A technique for removing the pre-conceptions of vision.

Max Ernst spoke of 'direct, true seeing', of 'obstinate seeing', and of 'le regard irrite', by which he seems to have meant techniques 'to bring within reach of our senses abstract forms capable of the same intensity and distinctness as others, and while depriving us of any system of reference, to put us out of place....to break loose some day from the law of identity...'

These led him to 'the sudden intensification of my visionary capacities' and a 'hallucinatory succession of contradictory images superimposed one upon the other'. One of the techniques he developed to help this process was 'frottage', similar to brass rubbing, where he laid paper over surfaces such as wood, and rubbed it with black lead, or graphite. (All quotations are from Mark Levy, 'Technicians of Ecstasy', 1993, pages 50 - 65)

abstract design
Treasure Map of the Moon

I have tried to develop techniques of 'digital frottage', based on photographs of surfaces, which are then digitally distorted in ways which remove their primary meanings and references.

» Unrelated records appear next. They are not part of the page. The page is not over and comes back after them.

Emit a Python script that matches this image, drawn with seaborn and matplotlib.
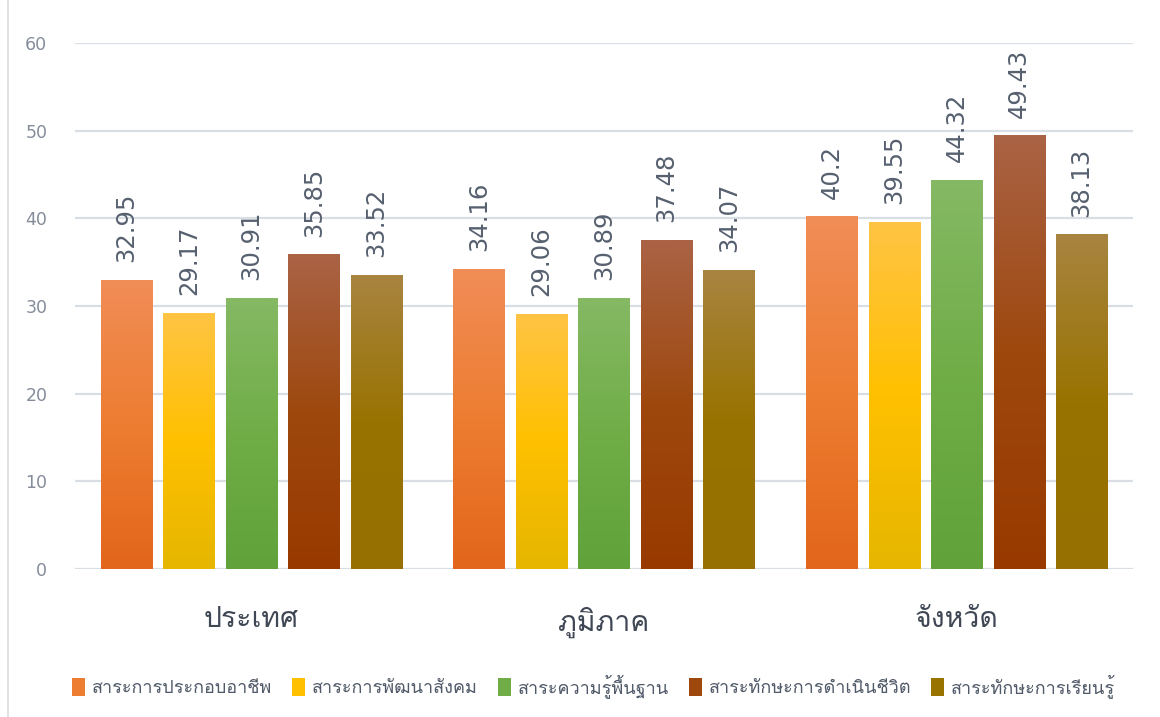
import matplotlib
matplotlib.use("Agg")
import matplotlib.pyplot as plt
import seaborn as sns
import pandas as pd
import numpy as np
from matplotlib import font_manager as fm
from matplotlib.colors import LinearSegmentedColormap
from matplotlib.patches import Patch
from matplotlib.lines import Line2D

# data
regions = ['ประเทศ', 'ภูมิภาค', 'จังหวัด']
subjects = ['สาระการประกอบอาชีพ', 'สาระการพัฒนาสังคม', 'สาระความรู้พื้นฐาน',
            'สาระทักษะการดำเนินชีวิต', 'สาระทักษะการเรียนรู้']
occupation = [32.95, 34.16, 40.20]
social = [29.17, 29.06, 39.55]
basic = [30.91, 30.89, 44.32]
living = [35.85, 37.48, 49.43]
learning = [33.52, 34.07, 38.13]
yticks = [0, 10, 20, 30, 40, 50, 60]

base_colors = ['#ED7D31', '#FFC000', '#70AD47', '#9E480E', '#997300']
top_colors = ['#F18D57', '#FFC444', '#85B964', '#AA6345', '#A88441']
bottom_colors = ['#E2661C', '#E6B600', '#61A23A', '#983A00', '#967000']

# look for a font that actually has Thai glyphs
thai_font = None
try:
    from fontTools.ttLib import TTFont
    for f in fm.fontManager.ttflist:
        try:
            tt = TTFont(f.fname, fontNumber=0, lazy=True)
            cmap = tt.getBestCmap()
            if cmap and 0x0E2A in cmap:
                thai_font = f.name
                break
        except Exception:
            pass
except Exception:
    pass
names = {f.name for f in fm.fontManager.ttflist}
fams = ([thai_font] if thai_font else []) + ['DejaVu Sans']
num_font = 'Liberation Sans Narrow' if 'Liberation Sans Narrow' in names else 'DejaVu Sans'

rows = []
for s, vals in zip(subjects, [occupation, social, basic, living, learning]):
    for r, v in zip(regions, vals):
        rows.append({'region': r, 'subject': s, 'score': v})
df = pd.DataFrame(rows)

sns.set_style('white')
plt.rcParams['font.family'] = fams

fig = plt.figure(figsize=(11.6, 7.17), dpi=100)
ax = fig.add_axes([0.0647, 0.2064, 0.912, 0.7336])

sns.barplot(data=df, x='region', y='score', hue='subject', order=regions,
            hue_order=subjects, palette=base_colors, width=0.886, gap=0.18,
            legend=False, ax=ax, zorder=3)

ax.set_ylim(0, 60)
ax.set_xlim(-0.5, 2.5)
ax.set_yticks(yticks)
ax.grid(axis='y', color='#D9DDE4', linewidth=1.6, zorder=0)
ax.set_axisbelow(True)
for sp in ax.spines.values():
    sp.set_visible(False)
ax.set_xlabel('')
ax.set_ylabel('')
ax.tick_params(axis='y', length=0, pad=20, labelsize=12.5, labelcolor='#858D9B')
ax.tick_params(axis='x', length=0, pad=27, labelsize=20.5, labelcolor='#3F4754')
for lab in ax.get_yticklabels():
    lab.set_fontfamily(num_font)

# vertical gradient on each bar
for i, cont in enumerate(ax.containers):
    cmap = LinearSegmentedColormap.from_list('g%d' % i, [top_colors[i], base_colors[i], bottom_colors[i]])
    for bar in cont:
        x0, w, h = bar.get_x(), bar.get_width(), bar.get_height()
        bar.set_facecolor('none')
        bar.set_edgecolor('none')
        ax.imshow(np.linspace(0, 1, 256).reshape(-1, 1), cmap=cmap, aspect='auto',
                  extent=[x0, x0 + w, 0, h], origin='upper', zorder=3)
    ax.bar_label(cont, labels=['{:g}'.format(v) for v in cont.datavalues],
                 rotation=90, padding=13, fontsize=17.5, color='#56606F',
                 fontfamily=num_font)
ax.set_xlim(-0.5, 2.5)
ax.set_ylim(0, 60)

handles = [Patch(facecolor=c, edgecolor='none') for c in base_colors]
fig.legend(handles, subjects, loc='center', bbox_to_anchor=(0.512, 0.043), ncol=5,
           frameon=False, fontsize=13, labelcolor='#505A68', handlelength=0.7,
           handleheight=1.1, handletextpad=0.4, columnspacing=1.1)

# frame line at the left edge of the chart area
fig.add_artist(Line2D([8 / 1160, 8 / 1160], [0, 1], color='#DADDE2', linewidth=1.2))

fig.savefig('out.png', dpi=100)
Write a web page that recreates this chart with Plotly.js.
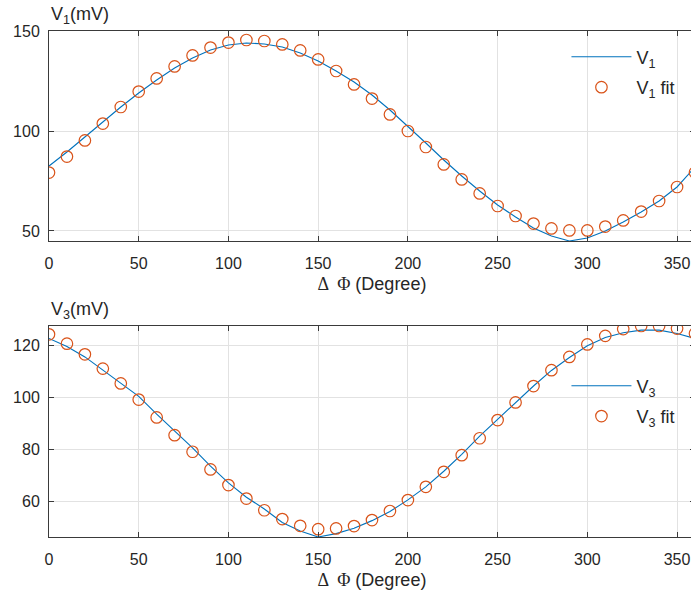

You can no longer look at them and say simply, 'oh, that's a tree trunk, or a loaf of bread'. Instead the abstract image produced stimulates your own imagination, which can roam over the surface free of pre-existing allusions.

abstract design
The Last Judgement of Bread

Oatcake Moon is a small area of an Oatcake, magnified 250 times but not otherwise distorted, on a dark blue gradient.